-- start DATA PROVIDED --
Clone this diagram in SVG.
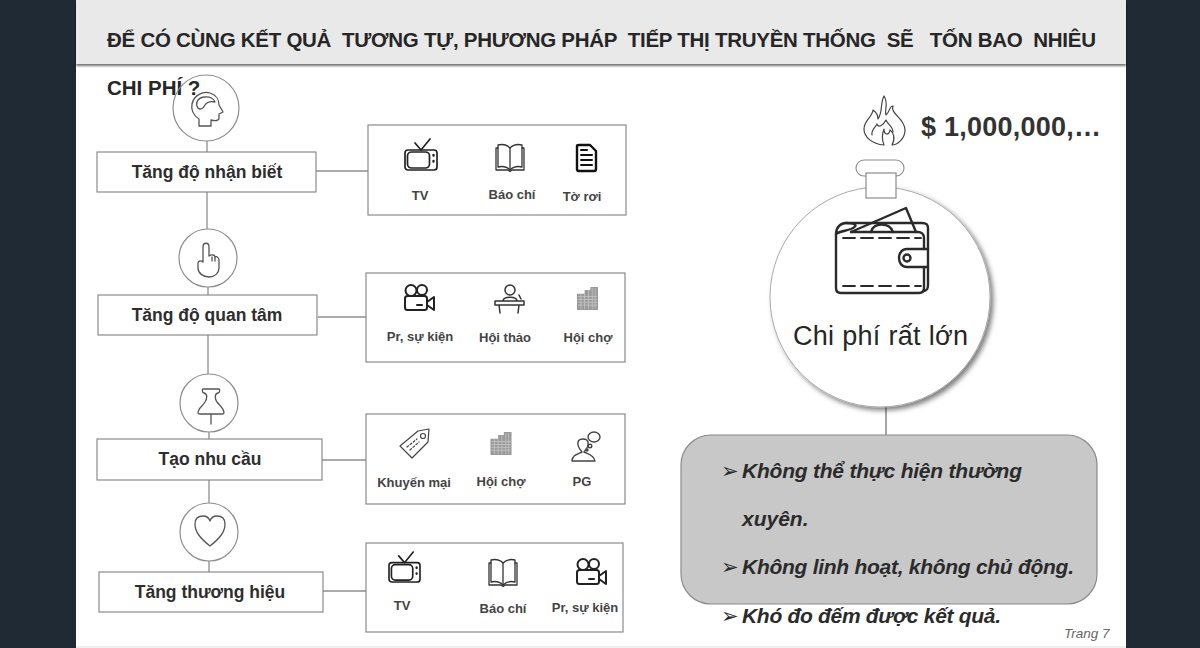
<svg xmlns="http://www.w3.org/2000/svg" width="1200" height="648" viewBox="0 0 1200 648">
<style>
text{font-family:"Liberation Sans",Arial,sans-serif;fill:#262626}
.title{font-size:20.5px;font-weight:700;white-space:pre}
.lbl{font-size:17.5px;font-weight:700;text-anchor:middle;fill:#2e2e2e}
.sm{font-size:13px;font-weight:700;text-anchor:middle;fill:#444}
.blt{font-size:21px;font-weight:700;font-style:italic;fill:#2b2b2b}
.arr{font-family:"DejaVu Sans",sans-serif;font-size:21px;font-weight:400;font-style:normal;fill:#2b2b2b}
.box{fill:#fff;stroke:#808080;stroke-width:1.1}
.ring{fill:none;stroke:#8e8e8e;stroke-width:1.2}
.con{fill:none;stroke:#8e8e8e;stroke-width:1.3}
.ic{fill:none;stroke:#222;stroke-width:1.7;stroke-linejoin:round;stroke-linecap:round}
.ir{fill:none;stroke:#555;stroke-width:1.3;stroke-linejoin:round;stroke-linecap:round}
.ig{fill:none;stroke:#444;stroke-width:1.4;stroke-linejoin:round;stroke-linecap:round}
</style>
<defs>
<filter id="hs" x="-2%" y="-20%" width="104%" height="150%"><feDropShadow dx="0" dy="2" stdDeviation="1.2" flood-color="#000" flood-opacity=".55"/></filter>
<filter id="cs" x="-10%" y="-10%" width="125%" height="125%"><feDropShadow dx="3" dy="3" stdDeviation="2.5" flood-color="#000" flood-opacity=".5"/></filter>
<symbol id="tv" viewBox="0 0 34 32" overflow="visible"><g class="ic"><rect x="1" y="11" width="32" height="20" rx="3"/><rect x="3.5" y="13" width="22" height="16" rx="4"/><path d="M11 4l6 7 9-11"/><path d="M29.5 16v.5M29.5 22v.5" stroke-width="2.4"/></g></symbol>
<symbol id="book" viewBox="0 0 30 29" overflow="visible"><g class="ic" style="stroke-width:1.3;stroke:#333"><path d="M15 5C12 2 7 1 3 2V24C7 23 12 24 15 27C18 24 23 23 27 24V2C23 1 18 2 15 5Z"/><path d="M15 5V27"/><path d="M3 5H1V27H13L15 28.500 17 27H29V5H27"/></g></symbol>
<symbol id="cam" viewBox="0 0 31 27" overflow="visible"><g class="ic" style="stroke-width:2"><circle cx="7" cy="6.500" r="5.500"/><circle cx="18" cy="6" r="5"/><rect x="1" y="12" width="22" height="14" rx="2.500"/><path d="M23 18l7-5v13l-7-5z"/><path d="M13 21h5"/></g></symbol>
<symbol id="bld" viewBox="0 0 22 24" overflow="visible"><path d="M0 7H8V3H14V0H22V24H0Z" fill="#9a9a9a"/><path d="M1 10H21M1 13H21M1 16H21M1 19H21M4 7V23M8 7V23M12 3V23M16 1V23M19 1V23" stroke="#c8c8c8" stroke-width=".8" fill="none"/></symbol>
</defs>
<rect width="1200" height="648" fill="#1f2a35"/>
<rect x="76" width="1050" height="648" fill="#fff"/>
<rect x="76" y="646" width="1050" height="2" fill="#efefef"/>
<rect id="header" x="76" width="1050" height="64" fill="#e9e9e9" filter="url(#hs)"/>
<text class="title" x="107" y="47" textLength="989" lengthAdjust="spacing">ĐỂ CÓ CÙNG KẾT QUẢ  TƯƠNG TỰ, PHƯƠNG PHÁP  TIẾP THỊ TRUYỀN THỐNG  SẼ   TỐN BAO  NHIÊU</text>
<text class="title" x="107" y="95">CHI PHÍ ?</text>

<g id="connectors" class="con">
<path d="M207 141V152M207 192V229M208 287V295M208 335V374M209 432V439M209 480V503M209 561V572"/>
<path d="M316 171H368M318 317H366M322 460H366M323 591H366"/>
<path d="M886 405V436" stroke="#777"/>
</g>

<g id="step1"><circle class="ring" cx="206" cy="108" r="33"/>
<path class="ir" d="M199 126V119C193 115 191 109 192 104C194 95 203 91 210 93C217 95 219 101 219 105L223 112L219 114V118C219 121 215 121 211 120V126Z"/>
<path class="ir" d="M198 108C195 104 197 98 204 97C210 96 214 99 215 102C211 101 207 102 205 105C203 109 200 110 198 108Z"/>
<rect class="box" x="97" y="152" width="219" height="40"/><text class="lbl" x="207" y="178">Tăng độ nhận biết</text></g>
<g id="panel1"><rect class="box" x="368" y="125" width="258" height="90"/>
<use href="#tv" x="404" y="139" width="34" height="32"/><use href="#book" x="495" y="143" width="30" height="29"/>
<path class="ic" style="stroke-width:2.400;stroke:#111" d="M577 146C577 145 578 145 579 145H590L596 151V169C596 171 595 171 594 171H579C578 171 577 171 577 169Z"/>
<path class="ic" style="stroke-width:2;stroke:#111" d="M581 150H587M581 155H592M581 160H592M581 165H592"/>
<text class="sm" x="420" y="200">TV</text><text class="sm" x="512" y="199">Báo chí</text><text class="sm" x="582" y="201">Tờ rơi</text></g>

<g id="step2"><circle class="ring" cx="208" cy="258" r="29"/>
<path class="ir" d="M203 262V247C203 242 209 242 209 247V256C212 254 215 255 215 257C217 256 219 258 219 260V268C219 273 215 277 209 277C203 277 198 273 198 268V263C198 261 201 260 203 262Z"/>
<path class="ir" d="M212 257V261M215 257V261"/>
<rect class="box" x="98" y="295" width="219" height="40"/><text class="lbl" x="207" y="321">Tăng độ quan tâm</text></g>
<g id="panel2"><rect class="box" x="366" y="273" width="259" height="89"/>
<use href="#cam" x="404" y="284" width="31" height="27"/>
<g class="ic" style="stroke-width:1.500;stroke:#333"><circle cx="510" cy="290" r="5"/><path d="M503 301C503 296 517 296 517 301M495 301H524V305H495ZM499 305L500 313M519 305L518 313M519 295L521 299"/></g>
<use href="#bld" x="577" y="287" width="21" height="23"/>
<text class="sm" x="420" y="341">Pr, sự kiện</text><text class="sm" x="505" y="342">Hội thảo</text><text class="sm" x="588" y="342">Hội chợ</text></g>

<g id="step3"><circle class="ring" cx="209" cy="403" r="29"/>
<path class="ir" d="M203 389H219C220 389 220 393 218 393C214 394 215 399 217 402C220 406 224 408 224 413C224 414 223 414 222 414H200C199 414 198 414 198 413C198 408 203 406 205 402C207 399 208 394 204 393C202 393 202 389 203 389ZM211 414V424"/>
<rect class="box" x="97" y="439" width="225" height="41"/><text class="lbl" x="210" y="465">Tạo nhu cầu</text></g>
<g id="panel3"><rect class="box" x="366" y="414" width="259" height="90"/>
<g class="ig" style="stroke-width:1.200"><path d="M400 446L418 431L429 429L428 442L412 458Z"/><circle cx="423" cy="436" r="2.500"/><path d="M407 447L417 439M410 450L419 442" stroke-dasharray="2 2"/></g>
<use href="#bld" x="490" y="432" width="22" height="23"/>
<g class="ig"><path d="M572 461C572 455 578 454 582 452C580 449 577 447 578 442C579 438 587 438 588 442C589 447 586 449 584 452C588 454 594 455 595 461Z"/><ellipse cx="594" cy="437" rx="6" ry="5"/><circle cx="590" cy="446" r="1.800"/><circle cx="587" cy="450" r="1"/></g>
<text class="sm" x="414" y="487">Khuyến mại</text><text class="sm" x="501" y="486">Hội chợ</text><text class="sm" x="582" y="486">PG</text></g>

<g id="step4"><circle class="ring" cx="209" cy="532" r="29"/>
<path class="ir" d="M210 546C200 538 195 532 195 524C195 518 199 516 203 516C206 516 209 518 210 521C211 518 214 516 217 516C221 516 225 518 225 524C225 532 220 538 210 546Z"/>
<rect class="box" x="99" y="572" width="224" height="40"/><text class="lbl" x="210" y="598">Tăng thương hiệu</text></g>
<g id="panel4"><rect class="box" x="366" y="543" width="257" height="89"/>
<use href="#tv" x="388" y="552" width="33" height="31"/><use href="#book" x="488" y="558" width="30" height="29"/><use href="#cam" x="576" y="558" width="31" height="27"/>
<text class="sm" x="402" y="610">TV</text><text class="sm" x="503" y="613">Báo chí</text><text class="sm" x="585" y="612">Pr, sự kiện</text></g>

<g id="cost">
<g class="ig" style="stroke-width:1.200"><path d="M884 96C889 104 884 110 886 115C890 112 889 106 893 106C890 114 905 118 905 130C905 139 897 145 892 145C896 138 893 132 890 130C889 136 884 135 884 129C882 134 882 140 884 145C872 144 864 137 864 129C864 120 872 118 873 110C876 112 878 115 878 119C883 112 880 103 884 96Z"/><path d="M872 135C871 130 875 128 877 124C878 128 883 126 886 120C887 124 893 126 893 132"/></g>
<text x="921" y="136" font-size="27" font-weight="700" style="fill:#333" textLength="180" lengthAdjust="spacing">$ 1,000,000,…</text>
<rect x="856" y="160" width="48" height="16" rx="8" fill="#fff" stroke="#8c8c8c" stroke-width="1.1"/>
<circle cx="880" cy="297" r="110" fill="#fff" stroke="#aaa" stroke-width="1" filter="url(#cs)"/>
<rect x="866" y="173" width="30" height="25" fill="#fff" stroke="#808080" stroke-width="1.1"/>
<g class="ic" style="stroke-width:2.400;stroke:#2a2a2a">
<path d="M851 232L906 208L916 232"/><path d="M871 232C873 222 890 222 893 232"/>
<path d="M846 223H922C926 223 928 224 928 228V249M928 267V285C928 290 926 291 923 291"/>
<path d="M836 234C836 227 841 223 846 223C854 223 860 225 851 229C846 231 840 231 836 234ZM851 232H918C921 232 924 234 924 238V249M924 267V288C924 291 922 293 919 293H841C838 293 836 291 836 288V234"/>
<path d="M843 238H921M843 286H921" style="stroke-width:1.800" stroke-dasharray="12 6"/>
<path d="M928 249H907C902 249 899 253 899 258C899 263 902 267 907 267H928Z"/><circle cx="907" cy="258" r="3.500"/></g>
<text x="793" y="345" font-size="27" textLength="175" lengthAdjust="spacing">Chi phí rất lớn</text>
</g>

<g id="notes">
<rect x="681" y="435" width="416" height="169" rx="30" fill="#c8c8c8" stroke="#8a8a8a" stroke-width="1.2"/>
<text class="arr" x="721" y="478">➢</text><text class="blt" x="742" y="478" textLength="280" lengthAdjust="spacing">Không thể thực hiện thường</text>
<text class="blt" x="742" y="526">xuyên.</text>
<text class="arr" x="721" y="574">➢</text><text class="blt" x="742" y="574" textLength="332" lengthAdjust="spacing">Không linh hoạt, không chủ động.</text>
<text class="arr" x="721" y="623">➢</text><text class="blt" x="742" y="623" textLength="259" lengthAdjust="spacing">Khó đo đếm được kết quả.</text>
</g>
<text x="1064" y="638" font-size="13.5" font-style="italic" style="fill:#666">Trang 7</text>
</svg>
-- end DATA PROVIDED --
-- start DATA PROVIDED --
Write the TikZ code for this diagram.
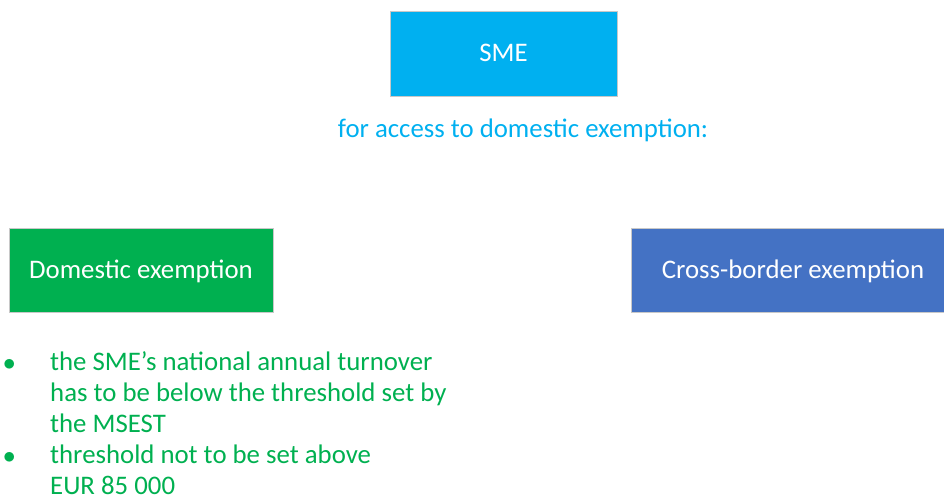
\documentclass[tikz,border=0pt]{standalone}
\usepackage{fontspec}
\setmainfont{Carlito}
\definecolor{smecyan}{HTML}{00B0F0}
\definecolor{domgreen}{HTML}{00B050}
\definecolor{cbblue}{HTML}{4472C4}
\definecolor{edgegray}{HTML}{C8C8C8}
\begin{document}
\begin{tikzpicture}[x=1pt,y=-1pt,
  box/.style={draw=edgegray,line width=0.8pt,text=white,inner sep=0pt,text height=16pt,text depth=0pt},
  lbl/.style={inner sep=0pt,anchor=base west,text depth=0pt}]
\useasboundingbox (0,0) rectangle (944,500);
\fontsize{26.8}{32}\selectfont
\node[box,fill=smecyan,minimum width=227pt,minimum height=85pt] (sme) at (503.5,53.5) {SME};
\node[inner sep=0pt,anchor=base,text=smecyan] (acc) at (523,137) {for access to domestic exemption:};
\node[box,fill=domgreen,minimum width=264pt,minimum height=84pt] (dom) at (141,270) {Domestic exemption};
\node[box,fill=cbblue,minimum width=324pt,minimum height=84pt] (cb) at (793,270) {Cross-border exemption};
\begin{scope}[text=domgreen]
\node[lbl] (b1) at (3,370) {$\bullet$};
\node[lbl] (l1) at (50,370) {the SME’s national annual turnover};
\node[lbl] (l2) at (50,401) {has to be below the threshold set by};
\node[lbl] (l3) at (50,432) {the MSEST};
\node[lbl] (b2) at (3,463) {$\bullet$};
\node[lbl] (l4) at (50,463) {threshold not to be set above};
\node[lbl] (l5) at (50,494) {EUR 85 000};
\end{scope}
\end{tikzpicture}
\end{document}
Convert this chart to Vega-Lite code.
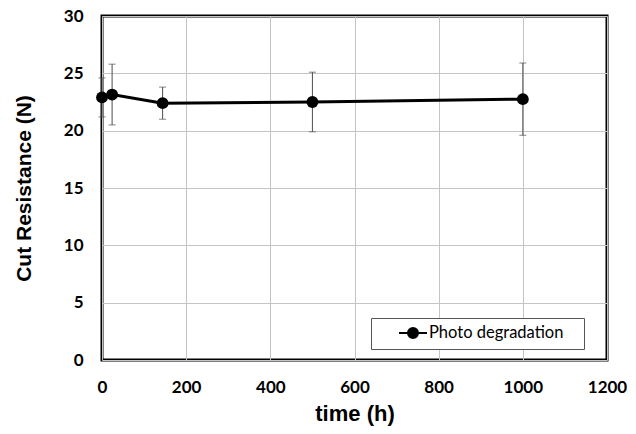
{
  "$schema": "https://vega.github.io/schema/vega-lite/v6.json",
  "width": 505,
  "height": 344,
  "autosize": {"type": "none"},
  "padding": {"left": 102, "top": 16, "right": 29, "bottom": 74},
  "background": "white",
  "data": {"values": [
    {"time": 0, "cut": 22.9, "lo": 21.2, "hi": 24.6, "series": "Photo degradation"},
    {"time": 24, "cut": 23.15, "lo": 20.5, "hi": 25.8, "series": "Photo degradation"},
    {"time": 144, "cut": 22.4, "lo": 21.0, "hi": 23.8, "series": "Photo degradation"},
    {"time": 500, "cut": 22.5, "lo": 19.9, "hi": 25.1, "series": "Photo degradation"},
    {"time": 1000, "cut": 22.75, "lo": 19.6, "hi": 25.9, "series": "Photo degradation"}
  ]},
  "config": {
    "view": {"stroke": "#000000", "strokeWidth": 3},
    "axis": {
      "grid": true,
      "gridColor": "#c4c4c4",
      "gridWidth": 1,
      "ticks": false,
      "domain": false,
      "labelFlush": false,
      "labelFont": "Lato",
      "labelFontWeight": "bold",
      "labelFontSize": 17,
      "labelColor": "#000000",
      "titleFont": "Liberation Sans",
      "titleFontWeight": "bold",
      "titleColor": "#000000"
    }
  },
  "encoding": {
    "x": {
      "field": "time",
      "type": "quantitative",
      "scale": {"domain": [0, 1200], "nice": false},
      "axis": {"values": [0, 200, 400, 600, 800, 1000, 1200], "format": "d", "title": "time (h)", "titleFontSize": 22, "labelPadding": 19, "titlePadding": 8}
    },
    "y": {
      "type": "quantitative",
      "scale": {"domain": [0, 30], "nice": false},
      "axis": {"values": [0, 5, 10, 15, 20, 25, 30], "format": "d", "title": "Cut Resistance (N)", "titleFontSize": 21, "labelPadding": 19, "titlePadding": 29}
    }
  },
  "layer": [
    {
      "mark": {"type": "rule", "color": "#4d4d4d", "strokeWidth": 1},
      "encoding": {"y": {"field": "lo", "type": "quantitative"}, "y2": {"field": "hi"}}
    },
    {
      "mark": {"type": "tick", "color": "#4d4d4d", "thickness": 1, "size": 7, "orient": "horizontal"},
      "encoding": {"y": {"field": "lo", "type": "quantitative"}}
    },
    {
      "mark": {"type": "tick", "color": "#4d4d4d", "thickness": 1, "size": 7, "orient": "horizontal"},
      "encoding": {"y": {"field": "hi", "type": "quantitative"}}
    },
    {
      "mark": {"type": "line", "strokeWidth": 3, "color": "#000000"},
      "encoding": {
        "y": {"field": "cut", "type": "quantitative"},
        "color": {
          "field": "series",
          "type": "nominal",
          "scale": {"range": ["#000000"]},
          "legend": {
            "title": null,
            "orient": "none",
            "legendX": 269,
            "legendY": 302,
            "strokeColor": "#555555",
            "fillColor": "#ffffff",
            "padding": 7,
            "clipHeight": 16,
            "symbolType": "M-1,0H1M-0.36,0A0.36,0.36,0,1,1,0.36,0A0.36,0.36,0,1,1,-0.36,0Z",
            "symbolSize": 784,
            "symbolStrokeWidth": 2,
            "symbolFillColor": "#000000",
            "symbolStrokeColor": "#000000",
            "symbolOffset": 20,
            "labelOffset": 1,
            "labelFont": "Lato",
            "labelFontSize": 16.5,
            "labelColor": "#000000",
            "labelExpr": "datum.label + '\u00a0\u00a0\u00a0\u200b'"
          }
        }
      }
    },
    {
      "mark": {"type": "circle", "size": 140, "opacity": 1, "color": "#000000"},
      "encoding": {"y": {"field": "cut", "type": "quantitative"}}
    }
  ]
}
-- end DATA PROVIDED --
-- start DATA PROVIDED --
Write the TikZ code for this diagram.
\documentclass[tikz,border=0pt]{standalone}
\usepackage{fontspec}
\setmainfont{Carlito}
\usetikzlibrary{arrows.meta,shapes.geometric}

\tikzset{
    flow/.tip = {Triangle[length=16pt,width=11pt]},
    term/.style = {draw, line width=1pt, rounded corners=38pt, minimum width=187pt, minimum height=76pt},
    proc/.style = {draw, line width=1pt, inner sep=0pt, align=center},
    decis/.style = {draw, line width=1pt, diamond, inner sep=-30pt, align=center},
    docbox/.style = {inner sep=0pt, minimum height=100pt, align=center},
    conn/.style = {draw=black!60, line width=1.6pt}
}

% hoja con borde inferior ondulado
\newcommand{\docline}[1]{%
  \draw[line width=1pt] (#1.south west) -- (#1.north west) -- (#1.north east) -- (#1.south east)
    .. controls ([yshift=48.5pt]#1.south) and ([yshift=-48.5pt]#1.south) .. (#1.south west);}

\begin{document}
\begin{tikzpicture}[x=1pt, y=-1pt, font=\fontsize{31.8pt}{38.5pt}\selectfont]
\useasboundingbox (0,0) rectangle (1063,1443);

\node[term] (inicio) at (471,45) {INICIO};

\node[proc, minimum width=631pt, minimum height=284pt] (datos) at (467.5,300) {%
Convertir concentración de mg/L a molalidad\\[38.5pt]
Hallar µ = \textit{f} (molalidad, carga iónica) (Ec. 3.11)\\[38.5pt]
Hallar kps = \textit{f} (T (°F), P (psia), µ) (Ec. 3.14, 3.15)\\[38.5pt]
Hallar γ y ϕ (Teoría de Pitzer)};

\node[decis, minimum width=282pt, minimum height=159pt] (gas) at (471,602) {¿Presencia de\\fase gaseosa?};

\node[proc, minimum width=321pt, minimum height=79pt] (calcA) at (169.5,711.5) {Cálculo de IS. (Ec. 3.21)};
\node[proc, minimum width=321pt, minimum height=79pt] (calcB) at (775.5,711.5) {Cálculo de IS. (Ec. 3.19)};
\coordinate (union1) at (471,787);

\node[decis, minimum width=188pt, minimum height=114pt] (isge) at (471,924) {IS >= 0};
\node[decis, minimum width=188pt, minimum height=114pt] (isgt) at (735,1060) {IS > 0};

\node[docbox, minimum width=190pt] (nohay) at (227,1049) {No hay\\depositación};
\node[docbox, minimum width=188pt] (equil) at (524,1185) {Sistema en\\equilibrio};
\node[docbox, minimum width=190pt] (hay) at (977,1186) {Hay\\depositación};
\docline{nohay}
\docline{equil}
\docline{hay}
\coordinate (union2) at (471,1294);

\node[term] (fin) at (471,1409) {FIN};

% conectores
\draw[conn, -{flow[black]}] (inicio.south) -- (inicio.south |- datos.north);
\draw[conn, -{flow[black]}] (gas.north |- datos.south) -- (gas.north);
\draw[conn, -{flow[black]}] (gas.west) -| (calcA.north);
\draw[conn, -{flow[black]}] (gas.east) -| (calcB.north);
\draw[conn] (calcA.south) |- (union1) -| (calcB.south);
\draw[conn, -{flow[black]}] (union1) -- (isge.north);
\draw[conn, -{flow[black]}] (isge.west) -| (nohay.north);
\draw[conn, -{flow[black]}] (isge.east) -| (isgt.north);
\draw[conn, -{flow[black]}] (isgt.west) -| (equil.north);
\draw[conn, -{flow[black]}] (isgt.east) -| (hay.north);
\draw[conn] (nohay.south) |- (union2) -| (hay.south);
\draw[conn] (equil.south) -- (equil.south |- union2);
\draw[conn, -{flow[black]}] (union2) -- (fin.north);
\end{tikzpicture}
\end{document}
-- end DATA PROVIDED --
▶ **EXERCISE OBJECTIVE**:
Copy out every line of the data that includes the word "this".

▶ **EXERCISE ANSWER**:
Clone this diagram in SVG.
Write the TikZ code for this diagram.
Convert this chart to Vega-Lite code.
Write the TikZ code for this diagram.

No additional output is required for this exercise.